Addressing the crowd gathered in the ballroom of Bengaluru’s Royal Orchid Hotel on Wednesday, 51-year-old Ajit Isaac seemed tentative. This wasn’t usual for the normally self-assured Isaac, the chairman and managing director of staffing firm Quess Corp. But these weren’t ordinary times. Isaac was addressing an annual meeting of the company’s shareholders at a time when the company’s shares were in a downward spiral.
Quess Corp was having its worst month ever. The stock is down 22% in July. And as the street wisdom goes, the stock market knows when something is off.
There were only a handful of serious investors in the crowd. “I came here to see if there are any red flags to be worried about,” said one investor. Another, who travelled from Kochi, wanted to know if the management loves the stock. The rest of those assembled were either employee shareholders and senior citizens shareholders, who cared more about the venue and dividends.
Once Isaac sensed the audience wasn’t panicked by Quess’ stock market rout, he slipped smoothly back into his usual confidence. After all, staffing is still a billion-dollar opportunity, and Quess Corp is India’s largest staffing firm. It is the second-largest private employer in the country after IT services firm Tata Consultancy Services.
Quess employs over 300,000 people—from receptionists to shop floor workers to janitors to call centre executives—across as many as 2,000 companies. At a time when India’s unemployment rate of 6.1% stings and criticism abounds that not enough jobs are being created, temporary staffing companies are expanding their workforce. They say, in fact, that they aren’t able to find enough candidates even for entry-level job openings.

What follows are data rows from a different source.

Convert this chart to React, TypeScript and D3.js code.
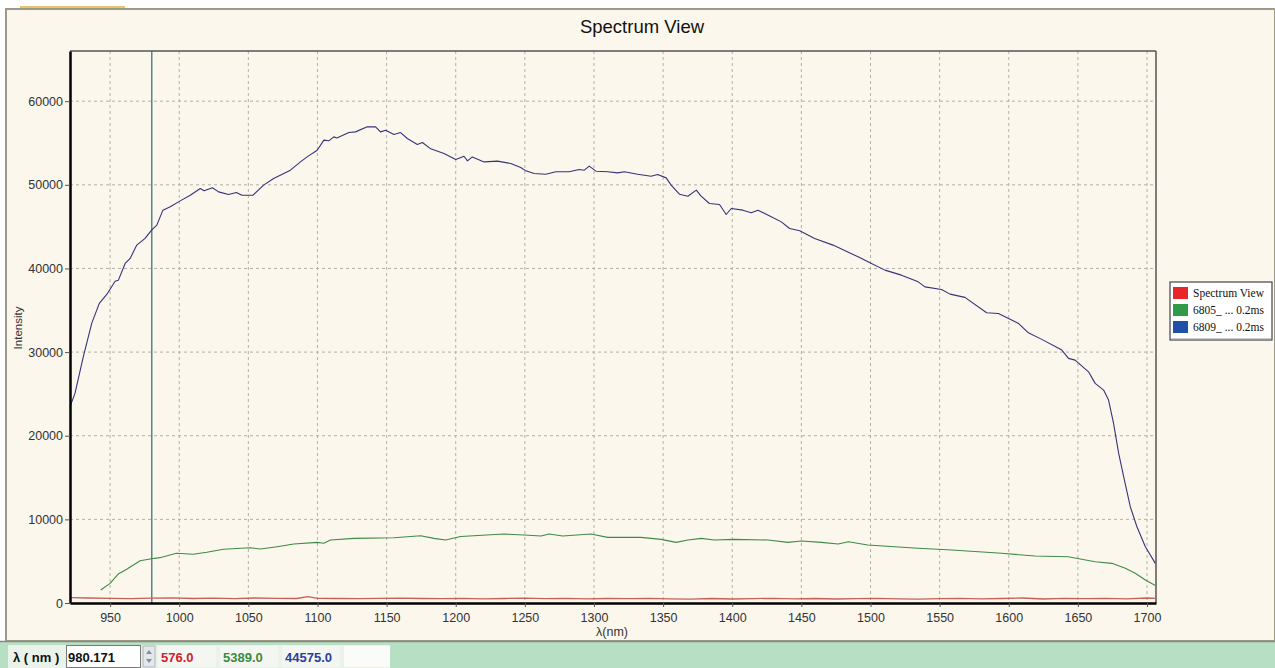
import { useEffect, useMemo, useRef } from "react";
import * as d3 from "d3";

const WIDTH = 1275;
const HEIGHT = 668;
const MARGIN = { top: 51, right: 119, bottom: 65, left: 70 };

const TITLE = "Spectrum View";
const X_LABEL = "λ(nm)";
const Y_LABEL = "Intensity";
const X_TICKS = [950, 1000, 1050, 1100, 1150, 1200, 1250, 1300, 1350, 1400, 1450, 1500, 1550, 1600, 1650, 1700];
const Y_TICKS = [0, 10000, 20000, 30000, 40000, 50000, 60000];
const CURSOR_NM = 980.171;

const LEGEND_NAMES = ["Spectrum View", "6805_ ... 0.2ms", "6809_ ... 0.2ms"];
const LEGEND_SWATCHES = ["#e8262a", "#2f9a48", "#2250a8"];
const READOUT = ["576.0", "5389.0", "44575.0"];

// red series (dark reference)
const redNm = [921, 935, 950, 965, 980, 995, 1010, 1025, 1040, 1055, 1070, 1085, 1093, 1100, 1115, 1130, 1145, 1160, 1175, 1190, 1205, 1220, 1235, 1250, 1265, 1280, 1295, 1310, 1325, 1340, 1355, 1370, 1385, 1400, 1415, 1430, 1445, 1460, 1475, 1490, 1505, 1520, 1535, 1550, 1565, 1580, 1595, 1610, 1625, 1640, 1655, 1670, 1685, 1700, 1706];
const redVal = [640, 600, 560, 520, 576, 610, 540, 590, 520, 600, 560, 540, 760, 560, 540, 520, 560, 590, 540, 520, 560, 500, 540, 580, 520, 560, 500, 540, 520, 560, 500, 470, 540, 480, 520, 560, 500, 540, 480, 520, 560, 500, 470, 530, 560, 500, 540, 600, 480, 560, 520, 560, 500, 600, 560];

// green series 6805
const greenNm = [943.2, 950, 956, 962, 971.7, 980, 986, 998, 1010, 1020, 1032, 1051.4, 1058.7, 1070.8, 1082.8, 1099.8, 1104.6, 1109.4, 1126.3, 1155.3, 1174.6, 1184.3, 1192.7, 1203.6, 1234.9, 1249.5, 1261.6, 1267.6, 1277.3, 1297.8, 1309.9, 1334, 1348.5, 1359.4, 1368, 1377.5, 1387, 1401.6, 1425.8, 1440.3, 1450, 1464.5, 1476.6, 1484, 1498, 1534.5, 1558.7, 1594.9, 1619, 1643, 1662.5, 1674.6, 1684.3, 1691.5, 1698.8, 1706];
const greenVal = [1550, 2350, 3470, 4030, 5060, 5300, 5420, 5940, 5820, 6060, 6420, 6610, 6450, 6730, 7050, 7250, 7140, 7530, 7730, 7800, 8040, 7730, 7530, 7950, 8250, 8130, 8010, 8250, 8010, 8250, 7850, 7850, 7610, 7250, 7530, 7730, 7530, 7610, 7530, 7250, 7410, 7250, 7050, 7330, 6930, 6540, 6330, 5940, 5620, 5530, 4940, 4740, 4150, 3550, 2750, 2100];

// blue series 6809
const blueNm = [921, 924.6, 930.6, 936.7, 942.2, 947.6, 953.6, 956, 960.9, 964.5, 969.3, 975.3, 980, 983.8, 988.2, 993.5, 1000.7, 1008, 1015.2, 1018, 1024, 1028.5, 1035.7, 1041.3, 1045.4, 1053.4, 1061, 1068.3, 1080.4, 1087.7, 1092.5, 1099.8, 1104.6, 1108.2, 1111.8, 1114, 1122.7, 1127.5, 1136, 1142, 1145.6, 1149.3, 1155.3, 1160.1, 1165, 1172.2, 1175.9, 1181.9, 1191.5, 1200, 1206, 1208.5, 1212, 1220.5, 1230.2, 1239.8, 1247, 1250.7, 1256.7, 1265.2, 1272.4, 1282, 1289.3, 1293, 1296.6, 1301.4, 1310, 1317, 1322, 1331.6, 1341.3, 1346, 1352.2, 1355.8, 1361.8, 1367.9, 1374, 1377.5, 1383.5, 1390.8, 1395.6, 1399.3, 1407.7, 1413.7, 1418.6, 1428.2, 1435.5, 1441.5, 1448.8, 1459.6, 1472.9, 1491, 1500.7, 1510.4, 1522.4, 1534.5, 1539.4, 1551.4, 1557.5, 1568.3, 1584, 1592.5, 1607, 1614.2, 1623.9, 1638.4, 1643.2, 1648, 1657.7, 1662.5, 1668.6, 1672.2, 1675.8, 1679.5, 1683.1, 1687.9, 1692.7, 1698.8, 1706];
const blueVal = [23460, 25060, 29440, 33430, 35820, 36890, 38480, 38600, 40600, 41200, 42790, 43590, 44575, 45180, 46970, 47370, 48080, 48760, 49560, 49280, 49640, 49160, 48840, 49090, 48760, 48760, 49960, 50750, 51750, 52740, 53340, 54140, 55340, 55260, 55730, 55610, 56260, 56330, 56930, 56930, 56330, 56530, 56010, 56250, 55540, 54820, 55060, 54300, 53740, 53030, 53420, 52860, 53340, 52740, 52830, 52550, 52070, 51670, 51350, 51270, 51560, 51560, 51830, 51750, 52230, 51630, 51560, 51430, 51560, 51270, 51030, 51230, 50830, 49960, 48880, 48640, 49360, 48640, 47770, 47650, 46450, 47170, 46970, 46650, 46970, 46170, 45570, 44780, 44500, 43590, 42790, 41390, 40600, 39800, 39200, 38400, 37800, 37490, 36930, 36540, 34700, 34620, 33430, 32300, 31520, 30240, 29250, 29040, 27640, 26260, 25460, 24260, 21480, 17890, 15100, 11510, 9120, 6730, 4740];

const SERIES = [
  { nm: redNm, val: redVal, color: "#c8605a", width: 1.3 },
  { nm: greenNm, val: greenVal, color: "#3f8a46", width: 1.1 },
  { nm: blueNm, val: blueVal, color: "#34347a", width: 1.1 },
];

export default function App() {
  const axesRef = useRef<SVGGElement>(null);
  const boundsWidth = WIDTH - MARGIN.left - MARGIN.right;
  const plotBottom = 603 - MARGIN.top;

  const xScale = useMemo(() => d3.scaleLinear().domain([921, 1706.5]).range([0, boundsWidth]), [boundsWidth]);
  const yScale = useMemo(() => d3.scaleLinear().domain([0, 66000]).range([plotBottom, 0]), [plotBottom]);

  useEffect(() => {
    const g = d3.select(axesRef.current);
    g.selectAll("*").remove();

    const xAxis = g
      .append("g")
      .attr("transform", `translate(0,${plotBottom})`)
      .call(d3.axisBottom(xScale).tickValues(X_TICKS).tickSize(4).tickSizeOuter(0).tickFormat(d3.format("d")));
    const yAxis = g
      .append("g")
      .call(d3.axisLeft(yScale).tickValues(Y_TICKS).tickSize(5).tickSizeOuter(0).tickFormat(d3.format("d")));

    [xAxis, yAxis].forEach((a) => {
      a.select(".domain").attr("stroke", "#000").attr("stroke-width", 2.5);
      a.selectAll(".tick line").attr("stroke", "#555");
      a.selectAll(".tick text")
        .attr("fill", "#333")
        .style("font-family", "'Liberation Sans', Arial, sans-serif")
        .style("font-size", "12.5px");
    });
    xAxis.selectAll(".tick text").attr("dy", "0.95em");
    yAxis.selectAll(".tick text").attr("x", -7);
  }, [xScale, yScale, plotBottom]);

  const lineGen = (nm: number[], val: number[]) =>
    d3
      .line<number>()
      .x((_, i) => xScale(nm[i]))
      .y((v) => yScale(v))(val) ?? "";

  return (
    <svg
      width={WIDTH}
      height={HEIGHT}
      style={{ position: "absolute", left: 0, top: 0, display: "block" }}
      fontFamily="'Liberation Sans', Arial, sans-serif"
    >
      <rect x={0} y={0} width={WIDTH} height={HEIGHT} fill="#ffffff" />
      {/* panel */}
      <rect x={6} y={9} width={WIDTH - 6} height={632} fill="#fcf7ec" stroke="#9c9a86" strokeWidth={2} />
      <line x1={20} x2={125} y1={7} y2={7} stroke="#e9c46a" strokeWidth={2} />
      <text x={642} y={33} textAnchor="middle" fontSize={18.5} fill="#111">{TITLE}</text>

      <g transform={`translate(${MARGIN.left},${MARGIN.top})`}>
        {X_TICKS.map((t) => (
          <line key={"gx" + t} x1={xScale(t)} x2={xScale(t)} y1={0} y2={plotBottom} stroke="#b2b0a8" strokeDasharray="3,3" />
        ))}
        {Y_TICKS.filter((t) => t > 0).map((t) => (
          <line key={"gy" + t} x1={0} x2={boundsWidth} y1={yScale(t)} y2={yScale(t)} stroke="#b2b0a8" strokeDasharray="3,3" />
        ))}
        <line x1={0} x2={boundsWidth} y1={0} y2={0} stroke="#555" strokeWidth={1.5} />
        <line x1={boundsWidth} x2={boundsWidth} y1={0} y2={plotBottom} stroke="#555" strokeWidth={1.5} />
        <line x1={xScale(CURSOR_NM)} x2={xScale(CURSOR_NM)} y1={0} y2={plotBottom} stroke="#2b6a70" strokeWidth={1.2} />
        {SERIES.map((s, i) => (
          <path key={i} d={lineGen(s.nm, s.val)} fill="none" stroke={s.color} strokeWidth={s.width} strokeLinejoin="round" />
        ))}
        <g ref={axesRef} />
      </g>

      <text x={612} y={636} textAnchor="middle" fontSize={12.5} fill="#333">{X_LABEL}</text>
      <text transform="translate(22,328) rotate(-90)" textAnchor="middle" fontSize={11.5} fill="#333">{Y_LABEL}</text>

      {/* legend */}
      <g transform="translate(1170,282)">
        <rect x={0} y={0} width={102} height={58} fill="#ffffff" stroke="#444" strokeWidth={1.2} />
        <line x1={1} x2={101} y1={57} y2={57} stroke="#999" />
        {LEGEND_NAMES.map((n, i) => (
          <g key={n} transform={`translate(3,${5 + i * 17})`}>
            <rect x={0} y={0} width={15} height={12} fill={LEGEND_SWATCHES[i]} />
            <text x={20} y={10} fontFamily="'Liberation Serif', 'Times New Roman', serif" fontSize={11.5} fill="#111">{n}</text>
          </g>
        ))}
      </g>

      {/* status bar */}
      <rect x={0} y={641} width={WIDTH} height={27} fill="#b7dfc3" />
      <line x1={0} x2={WIDTH} y1={641.5} y2={641.5} stroke="#8a8a80" strokeWidth={1.5} />
      <rect x={8} y={645} width={382} height={23} fill="#eaf3ea" />
      <text x={13} y={662} fontSize={13} fontWeight="bold" fill="#111">λ ( nm )</text>
      <rect x={66.5} y={645.5} width={74} height={22} fill="#fff" stroke="#7a7a7a" />
      <text x={68} y={662} fontSize={13} fontWeight="bold" fill="#111">{CURSOR_NM}</text>
      <rect x={143} y={646} width={12} height={21} fill="#e4e8ec" stroke="#b0b4b8" />
      <path d="M146,654 L149,650 L152,654 Z M146,659 L149,663 L152,659 Z" fill="#8090a0" />
      {READOUT.map((r, i) => (
        <g key={r}>
          <rect x={158 + i * 62} y={646} width={58} height={21} fill="#f4f7f1" />
          <text x={161 + i * 62} y={662} fontSize={13} fontWeight="bold" fill={["#d02030", "#3a8a40", "#2a3ea0"][i]}>{r}</text>
        </g>
      ))}
      <rect x={344} y={646} width={46} height={21} fill="#fbfcfa" />
    </svg>
  );
}
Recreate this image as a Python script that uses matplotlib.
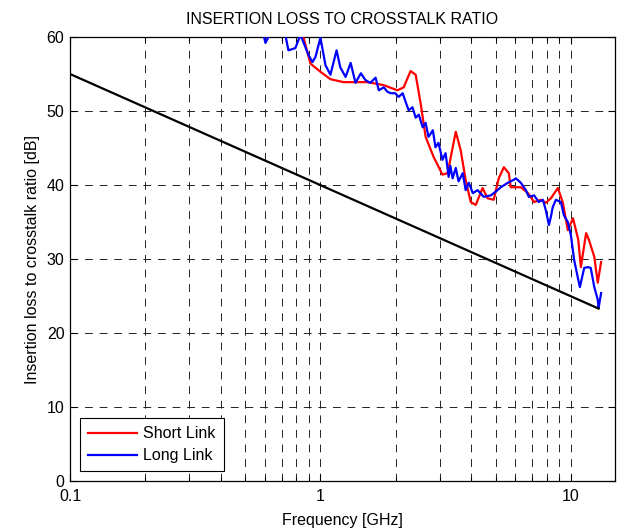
import matplotlib
matplotlib.use("Agg")
import matplotlib.pyplot as plt
from matplotlib.ticker import LogLocator, NullFormatter, FixedLocator, FixedFormatter

plt.rcParams['font.family'] = ['Liberation Sans', 'DejaVu Sans']

# Short link (red)
short_f = [0.80, 0.847, 0.912, 1.0, 1.096, 1.236, 1.542, 1.786, 2.03, 2.15, 2.29, 2.40, 2.51,
           2.63, 2.83, 3.07, 3.22, 3.47, 3.63, 3.80, 3.98, 4.17, 4.44, 4.65, 4.92, 5.15,
           5.40, 5.65, 5.75, 6.31, 6.74, 7.13, 7.59, 7.94, 8.32, 8.87, 9.29, 9.72, 10.2,
           10.7, 10.96, 11.5, 11.8, 12.4, 12.8, 13.2]
short_db = [63.0, 60.5, 56.4, 55.3, 54.3, 53.9, 53.9, 53.5, 52.8, 53.2, 55.4, 54.9, 51.1,
            46.5, 43.8, 41.4, 41.6, 47.2, 44.7, 40.7, 37.7, 37.3, 39.6, 38.2, 38.0, 40.9,
            42.4, 41.6, 39.7, 39.7, 38.9, 37.7, 38.0, 37.6, 38.2, 39.6, 37.6, 33.9, 35.5,
            32.6, 28.9, 33.5, 32.6, 30.3, 26.8, 29.6]

# Long link (blue)
long_f = [0.586, 0.603, 0.631, 0.724, 0.745, 0.794, 0.832, 0.895, 0.929, 0.955, 1.0, 1.047,
          1.096, 1.16, 1.20, 1.26, 1.32, 1.38, 1.45, 1.51, 1.58, 1.66, 1.71, 1.79, 1.85,
          1.91, 1.99, 2.05, 2.13, 2.19, 2.25, 2.33, 2.40, 2.47, 2.56, 2.63, 2.70, 2.81,
          2.88, 2.96, 3.07, 3.16, 3.25, 3.30, 3.37, 3.47, 3.56, 3.70, 3.80, 3.91, 4.06,
          4.24, 4.49, 4.79, 5.01, 5.25, 5.60, 5.91, 6.03, 6.31, 6.61, 6.79, 7.13, 7.44,
          7.73, 7.94, 8.17, 8.32, 8.46, 8.71, 9.12, 9.38, 9.72, 10.0, 10.3, 10.7, 10.86,
          11.3, 11.7, 12.0, 12.4, 12.8, 12.9, 13.2]
long_db = [61.0, 59.2, 60.5, 60.3, 58.2, 58.5, 60.3, 57.6, 56.6, 57.3, 59.9, 56.2,
           54.9, 58.2, 55.9, 54.6, 56.5, 53.8, 55.1, 54.2, 53.8, 54.5, 52.8, 53.2, 52.6,
           52.4, 52.4, 51.9, 52.4, 51.2, 50.1, 50.5, 49.1, 49.5, 47.8, 48.4, 46.5, 47.4,
           45.1, 45.7, 43.4, 44.3, 41.1, 42.6, 40.9, 42.3, 40.5, 41.6, 39.3, 40.3, 38.9,
           39.3, 38.4, 38.6, 39.1, 39.7, 40.3, 40.7, 40.9, 40.3, 39.3, 38.4, 38.6, 37.7,
           38.0, 36.6, 34.6, 35.7, 37.0, 38.0, 37.7, 35.9, 35.0, 33.2, 29.9, 27.2, 26.2,
           28.8, 28.9, 28.8, 26.2, 24.5, 23.4, 25.4]

# Limit line (black)
limit_f = [0.1, 12.9]
limit_db = [55.0, 23.3]

x_ticks = [0.1, 1, 10]
x_labels = ['0.1', '1', '10']
y_ticks = [0, 10, 20, 30, 40, 50, 60]

FS = 11.5

fig = plt.figure(figsize=(6.17, 5.29), dpi=100)
ax = fig.add_axes([70/617, 48/529, 545/617, 444/529])

ax.plot(short_f, short_db, color='#ff0000', lw=1.6, label='Short Link', zorder=3)
ax.plot(long_f, long_db, color='#0000ff', lw=1.6, label='Long Link', zorder=4)
ax.plot(limit_f, limit_db, color='black', lw=1.6, zorder=5)

ax.set_xscale('log')
ax.set_xlim(0.1, 15)
ax.set_ylim(0, 60)
ax.xaxis.set_major_locator(FixedLocator(x_ticks))
ax.xaxis.set_major_formatter(FixedFormatter(x_labels))
ax.xaxis.set_minor_locator(LogLocator(base=10, subs=range(2, 10)))
ax.xaxis.set_minor_formatter(NullFormatter())
ax.set_yticks(y_ticks)

grid_kw = dict(color='#222222', lw=0.7, linestyle=(0, (8, 7)))
ax.grid(True, which='major', axis='both', **grid_kw)
ax.grid(True, which='minor', axis='x', **grid_kw)

ax.tick_params(which='both', direction='in', top=True, right=True, labelsize=FS,
               color='black', width=0.8)
ax.tick_params(which='major', length=5)
ax.tick_params(which='minor', length=3)
ax.tick_params(axis='x', which='major', pad=6)
ax.tick_params(axis='y', which='major', pad=4)
for s in ax.spines.values():
    s.set_linewidth(0.9)

ax.set_title('INSERTION LOSS TO CROSSTALK RATIO', fontsize=FS, pad=9)
ax.set_xlabel('Frequency [GHz]', fontsize=FS, labelpad=6)
ax.set_ylabel('Insertion loss to crosstalk ratio [dB]', fontsize=FS, labelpad=5)

leg = ax.legend(loc='lower left', fontsize=FS, frameon=True, fancybox=False,
                edgecolor='black', framealpha=1, borderaxespad=0.6, handlelength=3.1,
                borderpad=0.5, labelspacing=0.45, handletextpad=0.4)
leg.get_frame().set_linewidth(0.8)

fig.savefig('out.png', dpi=100)
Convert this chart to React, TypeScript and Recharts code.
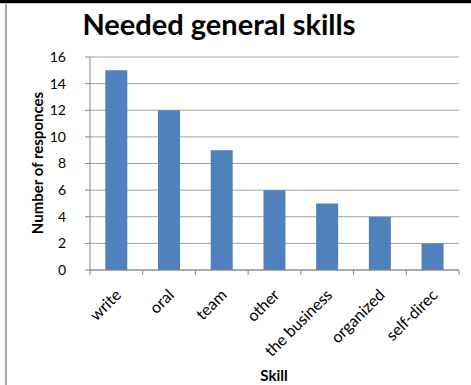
import React from 'react';
import { BarChart, Bar, XAxis, YAxis, CartesianGrid } from 'recharts';

const skills = ['write', 'oral', 'team', 'other', 'the business', 'organized', 'self-direc'];
const responses = [15, 12, 9, 6, 5, 4, 2];
const yTicks = [0, 2, 4, 6, 8, 10, 12, 14, 16];

const data = skills.map((name, i) => ({ name, value: responses[i] }));

const FONT = 'Lato, "Open Sans", sans-serif';
const AXIS_GRAY = '#868686';

// Excel-style category tick: tick marks on band edges, label rotated -45
const SkillTick = (props: any) => {
  const { x, y, payload, index } = props;
  const half = payload && payload.offset ? payload.offset : 26;
  const tx = x + 6;
  const ty = y + 26;
  return (
    <g>
      <line x1={x - half} y1={y} x2={x - half} y2={y + 5} stroke={AXIS_GRAY} />
      {index === skills.length - 1 && (
        <line x1={x + half} y1={y} x2={x + half} y2={y + 5} stroke={AXIS_GRAY} />
      )}
      <text
        x={tx}
        y={ty}
        transform={`rotate(-45, ${tx}, ${ty})`}
        textAnchor="end"
        fontSize={16}
        fontFamily={FONT}
        fill="#000"
      >
        {payload.value}
      </text>
    </g>
  );
};

export default function App() {
  return (
    <div style={{ position: 'absolute', left: 0, top: 0, width: 471, height: 385, background: '#fff', overflow: 'hidden' }}>
      <div style={{ position: 'absolute', left: 0, top: 0, width: 471, height: 3, background: '#000' }} />
      <div style={{ position: 'absolute', left: 0, top: 3, width: 471, height: 1, background: '#c8c8c8' }} />
      <div style={{ position: 'absolute', left: 5, top: 4, width: 2, height: 381, background: '#a6a6a6' }} />

      <BarChart
        width={471}
        height={385}
        data={data}
        margin={{ top: 57, right: 12, bottom: 0, left: 0 }}
        barCategoryGap="29%"
      >
        <CartesianGrid vertical={false} stroke="#a0a0a0" />
        <XAxis
          dataKey="name"
          interval={0}
          height={115}
          tickSize={0}
          tickMargin={0}
          tickLine={false}
          axisLine={{ stroke: AXIS_GRAY }}
          tick={<SkillTick />}
        />
        <YAxis
          width={90}
          domain={[0, 16]}
          ticks={yTicks}
          interval={0}
          tickSize={5}
          tickMargin={19}
          axisLine={{ stroke: AXIS_GRAY }}
          tickLine={{ stroke: AXIS_GRAY }}
          tick={{ fill: '#000', fontSize: 14, fontFamily: FONT }}
        />
        <Bar dataKey="value" fill="#4f81bd" isAnimationActive={false} />
      </BarChart>

      <div style={{ position: 'absolute', left: 0, top: 8, width: 438, textAlign: 'center', fontFamily: FONT, fontWeight: 700, fontSize: 29, color: '#000', lineHeight: '32px' }}>
        Needed general skills
      </div>
      <div
        style={{
          position: 'absolute', left: 37, top: 163, width: 200, marginLeft: -100, marginTop: -10,
          transform: 'rotate(-90deg)', textAlign: 'center', fontFamily: FONT, fontWeight: 700,
          fontSize: 15, color: '#000', lineHeight: '20px'
        }}
      >
        Number of responces
      </div>
      <div style={{ position: 'absolute', left: 174, top: 366, width: 200, textAlign: 'center', fontFamily: FONT, fontWeight: 700, fontSize: 15, color: '#000', lineHeight: '18px' }}>
        Skill
      </div>
    </div>
  );
}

“In other countries, staffing is about finding employment for highly skilled people. In India, staffing is about employing people with zero skill,” says Raja Sekhar Reddy, founder of staffing company Innovsource Services in 2004. Reddy sold Innovsource to rival staffing firm First Meridian in 2018.
The opportunity for staffing firms is as large as it is simple. India has an employable workforce of 400 million. Of this, nearly 250 million are self-employed, with another 40 million in the organised workforce, according to the Indian Staffing Federation (ISF). The ISF acts as the staffing industry’s representative to the government and other agencies.
By the ISF’s calculations, this leaves around 110 million people who are not permanently employed and fall in the no man’s land-version of employment. An unorganised workforce, where people work without the usual markers of employment. No minimum wage, Provident Fund, health benefits, etc. Think house help, drivers, construction labourers and the like.
These are the people staffing companies like Quess Corp, TeamLease, Switzerland-based Adecco and the like find jobs for, serving as gateways into the formal workforce.